- Route of the Aohanga River
- Native name: Aohanga (Māori)

Location
- Country: New Zealand
- Island: North Island
- Region: Manawatū-Whanganui
- District: Tararua

Physical characteristics
- Source: Near Waihoki
- • coordinates: 40°38′13″S 176°08′13″E﻿ / ﻿40.637°S 176.137°E
- Mouth: Pacific Ocean
- • coordinates: 40°40′43″S 176°21′04″E﻿ / ﻿40.67870°S 176.35098°E
- • elevation: Sea level
- Length: 58 km (36 mi)

Basin features
- Progression: Aohanga River → Pacific Ocean
- Cities: Aohanga
- • left: Mangatiti Stream, Pongaroa River, Waiotiaki Stream
- • right: Waihoki Stream, Waioakura Stream, Waingongoro Stream
- Waterfalls: Mangatiti Falls
- Bridges: Huia Road bridge, Coast Road bridge (near Waikakahi Road), Coast Road bridge west of 1815 Coast Road, Coast Road bridge east of 1815 Coast Road, Coast Road bridge west of 2205 Coast Road

= Aohanga River =

The Aohanga River, previously known as the Owahanga River, is a river in the Tararua District, in the Manawatū-Whanganui Region of New Zealand's North Island. Its tortuous course winds generally southeast through rough hill country, reaching the sea 30 km southwest of Cape Turnagain.

==Geography==

The river flows southeast from near the Waihoki Valley into the Pacific Ocean. The Pongaroa River is a major tributary of the river. The village of Aohanga is found on the right bank of the river mouth.

==History==

The river has cultural significance for Ngāti Kahungunu ki Wairarapa. The name refers to a legendary taniwha found under a rock at the mouth of the river, a cautionary tale indicating the dangerous currents found at the river mouth. Previously known as the Owahanga River, the river was given the official name Aohanga River in 2023 due to the Ngati Kahungunu ki Wairarapa Tamaki nui-a-Rua Claims Settlement Act 2022, which recognised the mispelling of the river's name.

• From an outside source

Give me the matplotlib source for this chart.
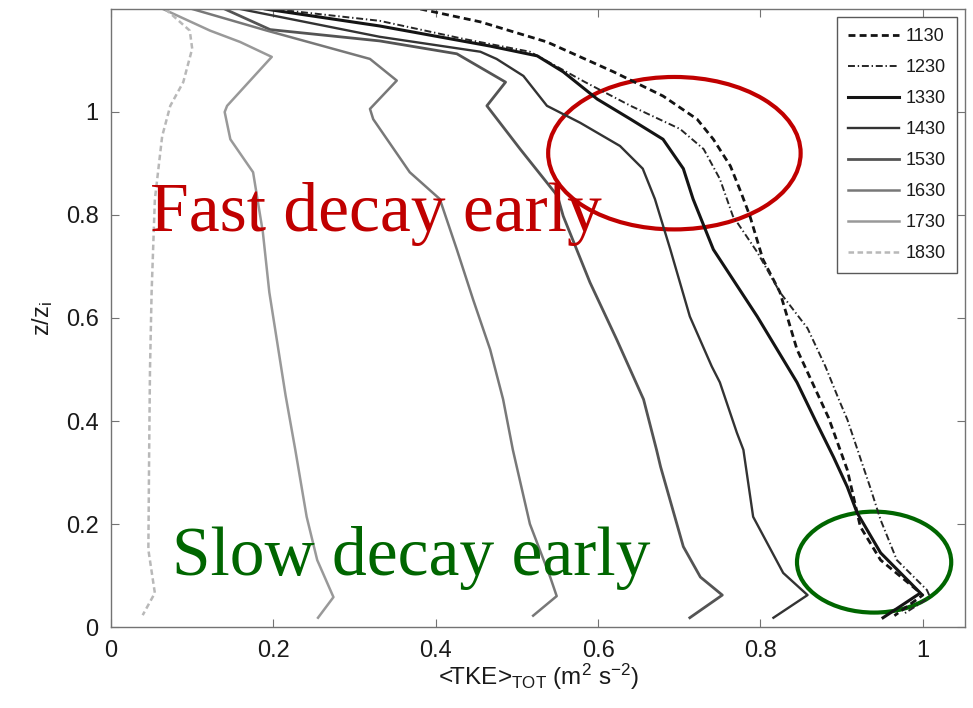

The river is part of Owāhanga Station, a farm that has been in Māori ownership since its establishment. Leased to European farmers R.D Rodgers and M. Greenwood, after their lease expired in 1930, the farm became managed directly by members of the Ngāti Kahungunu ki Wairarapa hapū Te Hika o Papauma.

The river and surrounding farmlands were damaged in 2023 due to the effects of Cyclone Gabrielle.